Von Armut Betroffene gehen weniger wählen

Zahlreiche Studien belegen, dass von Armut Betroffene weniger wählen. Je höher das Einkommen, desto höher die Wahlbeteiligung, so die Bertelsmann-Analyse der Daten der letzten Bundestagswahl 2017. Sie fühlen sich politisch ausgeschlossen. „Langzeitarbeitslose Menschen fühlen sich von der Politik im Stich gelassen. Infolgedessen entziehen sie den Politikern das Vertrauen“, resümiert Friedrich Kern in seiner zusammenfassenden These aus „Gib mir was, was ich wählen kann“ (S. 51). Ralf Dahrendorf fasst es so zusammen: Die Reichen können auch ohne sie reicher werden; Regierungen können ohne ihre Stimmen [Anm. er spricht hier von der Unterklasse der Armen] wiedergewählt werden (…) (Der Wiederbeginn der Geschichte; S. 121). Gleichzeitig engagieren sich von Armut Betroffene weniger politisch: „Während in den sozialen Lagen „Armut“ und „Prekarität“ nur jeweils 4 Prozent angeben, politisch aktiv zu sein, so steigt dieser Anteil über die sozialen Lagen hinweg auf immerhin 16 Prozent in der sozialen Lage „Wohlstand“, so die Auswertung nach dem 6. Armuts- und Reichtumsbericht der Bundesregierung (Januar 2021, S. 395).

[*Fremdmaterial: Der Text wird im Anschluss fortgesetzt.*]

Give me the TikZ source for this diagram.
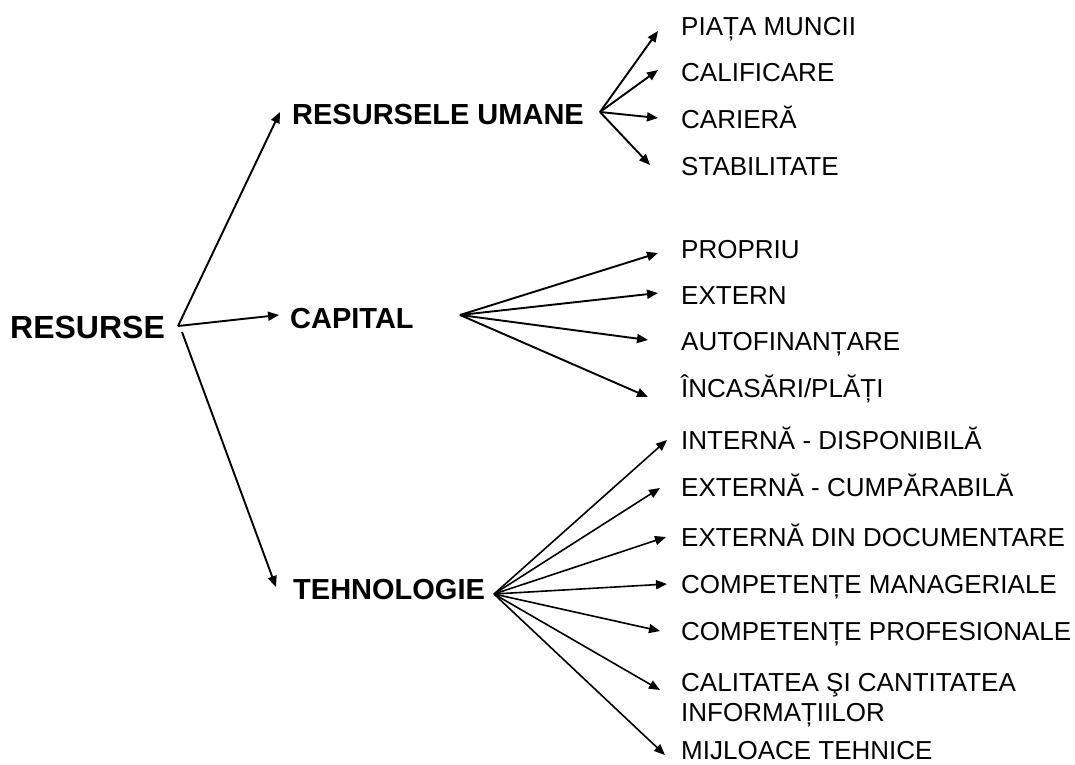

Unabhängig von den Erwerbslosen betrifft die von Armut Betroffenen viele Personen. Diese sind Alleinerziehende, mehrheitlich Frauen in der Pflege von Angehörigen, Minijober:innen, Kurzarbeiter:innen, Menschen in Sammelunterkünften, Geflüchtete, Obdach- und Wohnungslose, EU- und Armutsrentner:innen sowie eine nicht unerhebliche Dunkelziffer an Menschen, die vor Scham ihre Armut verschweigen. Personengruppen, die wir häufig in der Gruppe der Nichtwähler:innen wiederfinden. Und da muss das Strategiepapier ansetzen. Mit einer Strategie und einer Sprache, die diese Menschen inkludiert und nicht exkludiert. Sei es in den Sozialen Netzwerken, sei es in zukünftigen (Wahl)-Veranstaltungen wo DIE LINKE mit ihnen und nicht über sie spricht, sie in den Medien erwähnt, ihnen einen Platz in Landes- oder sonstigen Vorständen einräumt und ihnen dazu eine Chance gibt. Eine gute Strategie bedeutet auch immer einen Schritt voraus zu sein. Dieses im Denken und im Handeln.